Raw records:
━━━━━━━━━━━━━━━━

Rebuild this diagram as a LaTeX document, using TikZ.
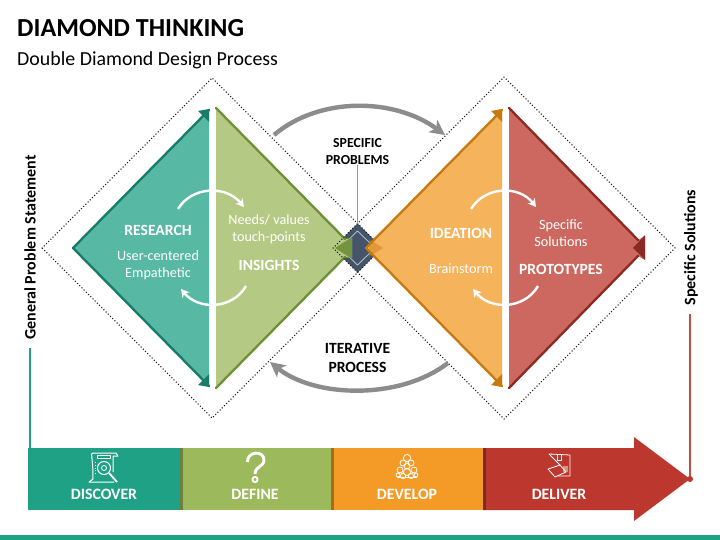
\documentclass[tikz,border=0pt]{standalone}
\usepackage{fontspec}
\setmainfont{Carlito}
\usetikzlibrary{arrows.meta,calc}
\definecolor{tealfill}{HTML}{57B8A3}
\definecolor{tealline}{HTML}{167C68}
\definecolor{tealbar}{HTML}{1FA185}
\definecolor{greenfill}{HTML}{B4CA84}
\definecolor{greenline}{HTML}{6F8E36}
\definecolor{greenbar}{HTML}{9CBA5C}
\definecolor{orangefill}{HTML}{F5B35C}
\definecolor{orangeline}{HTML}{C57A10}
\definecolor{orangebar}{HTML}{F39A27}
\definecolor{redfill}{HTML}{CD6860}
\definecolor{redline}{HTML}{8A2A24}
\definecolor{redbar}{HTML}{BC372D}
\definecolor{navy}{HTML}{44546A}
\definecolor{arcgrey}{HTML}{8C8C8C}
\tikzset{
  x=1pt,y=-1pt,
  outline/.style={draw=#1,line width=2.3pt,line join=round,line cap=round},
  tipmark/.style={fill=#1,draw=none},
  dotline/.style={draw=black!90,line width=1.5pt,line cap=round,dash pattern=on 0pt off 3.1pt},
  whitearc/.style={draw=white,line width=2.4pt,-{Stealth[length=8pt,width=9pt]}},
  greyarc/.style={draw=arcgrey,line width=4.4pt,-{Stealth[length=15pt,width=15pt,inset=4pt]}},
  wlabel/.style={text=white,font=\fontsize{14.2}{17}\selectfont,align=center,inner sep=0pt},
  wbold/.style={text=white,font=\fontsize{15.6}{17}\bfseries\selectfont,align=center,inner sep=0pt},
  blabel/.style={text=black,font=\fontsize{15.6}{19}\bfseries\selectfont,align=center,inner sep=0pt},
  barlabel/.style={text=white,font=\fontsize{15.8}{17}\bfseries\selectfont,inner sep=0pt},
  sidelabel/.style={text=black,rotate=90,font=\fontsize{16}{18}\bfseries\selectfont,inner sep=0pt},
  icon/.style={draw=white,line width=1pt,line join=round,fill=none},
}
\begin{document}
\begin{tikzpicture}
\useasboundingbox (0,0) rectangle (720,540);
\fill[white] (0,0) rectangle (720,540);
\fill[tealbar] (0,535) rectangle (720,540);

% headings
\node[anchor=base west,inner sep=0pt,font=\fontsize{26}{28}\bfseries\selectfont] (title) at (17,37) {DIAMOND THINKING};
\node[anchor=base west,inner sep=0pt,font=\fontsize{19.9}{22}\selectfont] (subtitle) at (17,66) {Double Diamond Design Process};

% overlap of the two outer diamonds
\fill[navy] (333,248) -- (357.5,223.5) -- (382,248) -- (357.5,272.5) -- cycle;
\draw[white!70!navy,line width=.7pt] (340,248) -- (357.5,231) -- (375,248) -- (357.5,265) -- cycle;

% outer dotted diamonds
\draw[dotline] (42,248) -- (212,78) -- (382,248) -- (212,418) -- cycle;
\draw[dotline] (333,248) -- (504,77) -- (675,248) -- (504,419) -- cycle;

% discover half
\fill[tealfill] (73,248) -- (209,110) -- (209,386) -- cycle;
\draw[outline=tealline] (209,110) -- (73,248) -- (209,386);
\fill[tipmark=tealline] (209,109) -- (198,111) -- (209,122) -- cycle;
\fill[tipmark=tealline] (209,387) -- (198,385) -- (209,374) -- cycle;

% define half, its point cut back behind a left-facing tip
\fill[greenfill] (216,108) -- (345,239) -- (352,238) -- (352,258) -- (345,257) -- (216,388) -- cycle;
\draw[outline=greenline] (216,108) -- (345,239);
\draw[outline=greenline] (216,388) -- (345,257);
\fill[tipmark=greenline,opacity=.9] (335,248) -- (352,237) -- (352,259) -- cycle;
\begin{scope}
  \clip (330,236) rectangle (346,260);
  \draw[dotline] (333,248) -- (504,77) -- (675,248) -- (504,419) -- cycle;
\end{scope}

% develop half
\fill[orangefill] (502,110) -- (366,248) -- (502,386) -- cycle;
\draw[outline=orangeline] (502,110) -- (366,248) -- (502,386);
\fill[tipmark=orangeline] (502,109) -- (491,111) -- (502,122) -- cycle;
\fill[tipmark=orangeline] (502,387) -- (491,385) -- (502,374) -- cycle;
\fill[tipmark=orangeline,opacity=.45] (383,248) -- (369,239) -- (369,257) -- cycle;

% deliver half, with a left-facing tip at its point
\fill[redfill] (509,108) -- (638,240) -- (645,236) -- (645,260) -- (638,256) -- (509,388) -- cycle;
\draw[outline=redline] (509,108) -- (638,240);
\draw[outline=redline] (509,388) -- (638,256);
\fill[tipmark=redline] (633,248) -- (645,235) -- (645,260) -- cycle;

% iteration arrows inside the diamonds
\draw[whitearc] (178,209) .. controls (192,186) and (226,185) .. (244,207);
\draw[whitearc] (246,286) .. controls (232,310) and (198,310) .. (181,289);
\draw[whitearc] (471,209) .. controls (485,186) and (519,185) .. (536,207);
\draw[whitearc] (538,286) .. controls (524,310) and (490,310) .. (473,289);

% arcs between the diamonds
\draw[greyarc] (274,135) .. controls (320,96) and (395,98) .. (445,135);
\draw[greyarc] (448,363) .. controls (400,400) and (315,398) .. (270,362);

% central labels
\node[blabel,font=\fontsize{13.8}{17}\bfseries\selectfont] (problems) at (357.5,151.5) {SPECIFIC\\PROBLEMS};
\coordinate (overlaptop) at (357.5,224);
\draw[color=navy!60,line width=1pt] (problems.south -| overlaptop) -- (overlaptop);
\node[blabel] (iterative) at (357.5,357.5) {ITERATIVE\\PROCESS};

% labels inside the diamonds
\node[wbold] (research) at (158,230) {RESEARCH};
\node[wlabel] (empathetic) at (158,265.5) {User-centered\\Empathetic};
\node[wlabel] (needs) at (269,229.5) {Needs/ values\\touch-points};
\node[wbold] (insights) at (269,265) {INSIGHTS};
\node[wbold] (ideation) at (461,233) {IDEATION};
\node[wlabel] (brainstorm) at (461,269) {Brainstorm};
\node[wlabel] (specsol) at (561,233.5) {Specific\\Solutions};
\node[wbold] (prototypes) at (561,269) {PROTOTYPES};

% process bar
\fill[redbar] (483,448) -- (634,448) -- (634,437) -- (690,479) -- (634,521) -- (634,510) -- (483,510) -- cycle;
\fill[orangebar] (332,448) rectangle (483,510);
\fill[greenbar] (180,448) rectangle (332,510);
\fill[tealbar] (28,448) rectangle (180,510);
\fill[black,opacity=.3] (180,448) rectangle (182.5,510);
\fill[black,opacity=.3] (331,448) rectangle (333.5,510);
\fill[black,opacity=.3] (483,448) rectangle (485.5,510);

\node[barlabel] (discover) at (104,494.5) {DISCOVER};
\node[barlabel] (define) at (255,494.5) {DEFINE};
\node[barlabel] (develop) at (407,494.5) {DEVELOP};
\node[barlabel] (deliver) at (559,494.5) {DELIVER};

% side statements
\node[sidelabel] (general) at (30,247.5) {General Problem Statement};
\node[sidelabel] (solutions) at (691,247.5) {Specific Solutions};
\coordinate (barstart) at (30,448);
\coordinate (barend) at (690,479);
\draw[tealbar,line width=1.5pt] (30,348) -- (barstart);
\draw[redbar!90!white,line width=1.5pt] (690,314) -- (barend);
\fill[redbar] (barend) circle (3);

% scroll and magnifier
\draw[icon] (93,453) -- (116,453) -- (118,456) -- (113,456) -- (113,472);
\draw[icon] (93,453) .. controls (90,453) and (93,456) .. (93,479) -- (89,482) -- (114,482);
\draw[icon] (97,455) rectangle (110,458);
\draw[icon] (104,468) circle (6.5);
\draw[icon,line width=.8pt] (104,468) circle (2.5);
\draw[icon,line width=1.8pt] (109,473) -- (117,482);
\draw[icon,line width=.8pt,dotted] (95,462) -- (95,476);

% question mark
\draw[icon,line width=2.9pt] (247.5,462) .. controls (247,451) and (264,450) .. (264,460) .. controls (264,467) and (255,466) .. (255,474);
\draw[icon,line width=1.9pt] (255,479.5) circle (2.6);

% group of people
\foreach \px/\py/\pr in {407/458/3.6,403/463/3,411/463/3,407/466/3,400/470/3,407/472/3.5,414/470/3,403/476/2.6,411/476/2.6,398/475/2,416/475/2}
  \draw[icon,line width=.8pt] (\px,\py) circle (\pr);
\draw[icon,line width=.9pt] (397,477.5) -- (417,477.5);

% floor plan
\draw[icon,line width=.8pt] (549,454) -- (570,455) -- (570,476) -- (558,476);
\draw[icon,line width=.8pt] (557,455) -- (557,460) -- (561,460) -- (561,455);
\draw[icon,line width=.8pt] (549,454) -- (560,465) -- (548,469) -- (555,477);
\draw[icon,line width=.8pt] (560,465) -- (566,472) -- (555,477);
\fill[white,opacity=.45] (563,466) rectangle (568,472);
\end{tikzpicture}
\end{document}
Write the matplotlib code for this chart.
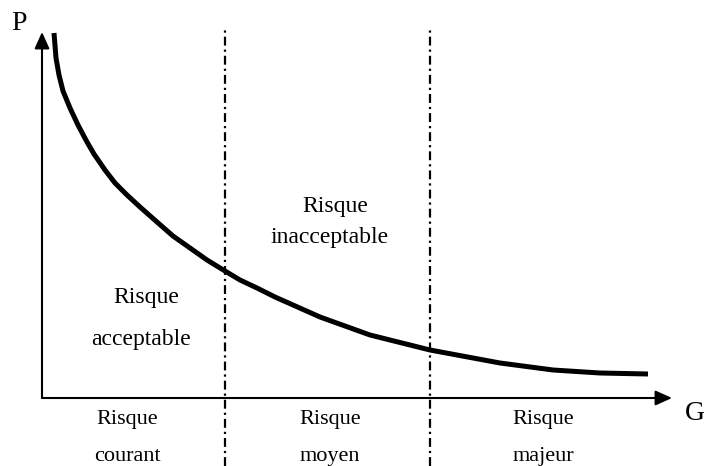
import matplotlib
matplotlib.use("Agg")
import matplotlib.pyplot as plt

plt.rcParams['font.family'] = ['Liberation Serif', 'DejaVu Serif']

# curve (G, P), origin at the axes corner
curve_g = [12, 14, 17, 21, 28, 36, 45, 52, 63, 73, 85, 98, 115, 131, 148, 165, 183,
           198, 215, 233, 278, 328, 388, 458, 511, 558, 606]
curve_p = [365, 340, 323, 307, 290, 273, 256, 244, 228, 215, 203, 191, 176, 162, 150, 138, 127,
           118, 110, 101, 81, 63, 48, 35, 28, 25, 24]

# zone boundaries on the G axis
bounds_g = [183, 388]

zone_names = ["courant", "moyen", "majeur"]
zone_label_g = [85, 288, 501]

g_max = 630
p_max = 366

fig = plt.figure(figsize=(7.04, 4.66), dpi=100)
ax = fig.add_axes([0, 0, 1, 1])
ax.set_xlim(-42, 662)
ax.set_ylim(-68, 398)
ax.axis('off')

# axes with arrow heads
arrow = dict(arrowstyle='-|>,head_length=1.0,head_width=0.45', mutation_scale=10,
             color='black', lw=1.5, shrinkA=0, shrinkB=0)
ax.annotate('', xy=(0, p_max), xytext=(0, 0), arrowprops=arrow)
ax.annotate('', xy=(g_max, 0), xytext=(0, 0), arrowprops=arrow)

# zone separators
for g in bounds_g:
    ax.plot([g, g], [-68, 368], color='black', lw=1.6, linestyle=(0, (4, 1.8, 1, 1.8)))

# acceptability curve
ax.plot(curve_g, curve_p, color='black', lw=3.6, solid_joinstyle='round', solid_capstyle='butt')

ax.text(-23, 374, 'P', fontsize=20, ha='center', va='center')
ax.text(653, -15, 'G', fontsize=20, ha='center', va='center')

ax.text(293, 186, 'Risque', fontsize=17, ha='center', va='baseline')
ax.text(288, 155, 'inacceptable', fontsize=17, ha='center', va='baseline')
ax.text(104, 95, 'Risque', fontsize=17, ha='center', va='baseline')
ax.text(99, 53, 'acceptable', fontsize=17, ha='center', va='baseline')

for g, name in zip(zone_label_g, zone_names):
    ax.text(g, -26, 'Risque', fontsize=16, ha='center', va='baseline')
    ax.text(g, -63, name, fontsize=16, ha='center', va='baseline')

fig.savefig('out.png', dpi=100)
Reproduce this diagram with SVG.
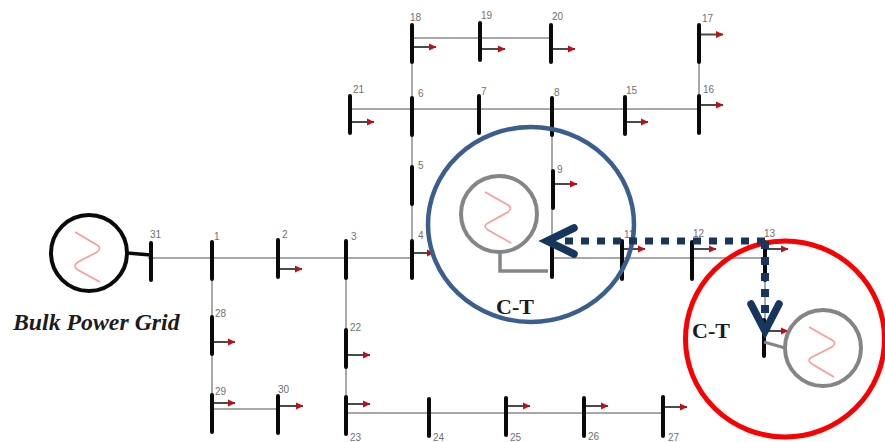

━━━━━━━━━━━━━━━━

Problem statement: Search the records for the word "matplotlib" and copy every line where it occurs.

Complete output:
Write the matplotlib code for this chart.
import matplotlib
matplotlib.use("Agg")
import matplotlib.pyplot as plt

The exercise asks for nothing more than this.